Dans ce type de langage je vois une façon bien problématique de se comporter dans la vie…
Je gage que les Samantha vont se répandre aussi dans la population, et que pour beaucoup, il vaudra mieux s’appeler Samantha que Paulette. Cela fera peut-être plus rêver, mais ce snobisme de l’anglo-américain tourne assurément le dos à tout notre passé : pauvre Samantha Dupont ou Durand !
Cependant le ridicule onomastique n’est pas ici le plus important. Ce qui est plus grave est la formulation de la phrase. « S’investir » appartient au vocabulaire de la finance ou de l’économie. Quant au pourcentage, peut-on calculer un investissement affectif comme on le fait d’un investissement boursier ? Sera-ce 100%, 50, ou moins ? Que va rapporter la « relation » ?
Assurément il y a là tout un monde du calcul et de l’intérêt. Mais on oublie qu’en matière de vrai sentiment tout ce qui peut être évalué n’a aucune valeur. Le jeu de la marguerite est inconnu des vrais amants. Le « Je t’aime un peu, beaucoup, passionnément, pas du tout » n’est que marivaudage, car tout le monde sent qu’aimer bien n’est pas aimer.
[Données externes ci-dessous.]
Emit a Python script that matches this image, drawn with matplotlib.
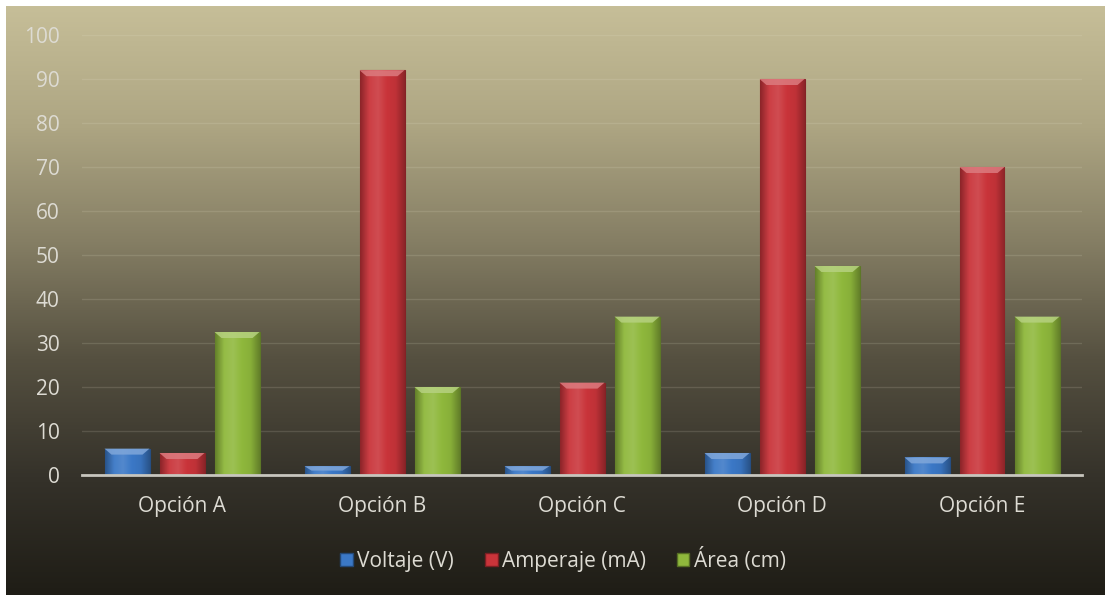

Quand on aime vraiment, ce n’est pas calculable : quand la comparaison entre par la porte, l’amour s’en va par la fenêtre.
Sinon, on ne fait que s’amuser. J’ai bien peur que ce soit le cas aujourd’hui, où les « relations » ne durent qu’un temps. Ce sont de simples expériences, qui n’engagent pas la vie. Le temps fait passer l’amour, l’amour fait passer le temps. On s’enlace, puis on s’en lasse. Parfois même les relations obéissent à la règle des trois unités chère au théâtre classique, et codifiée par Boileau :
« Qu’en un jour, en un lieu, un seul fait accompli
Tienne jusqu’à la fin le théâtre rempli. »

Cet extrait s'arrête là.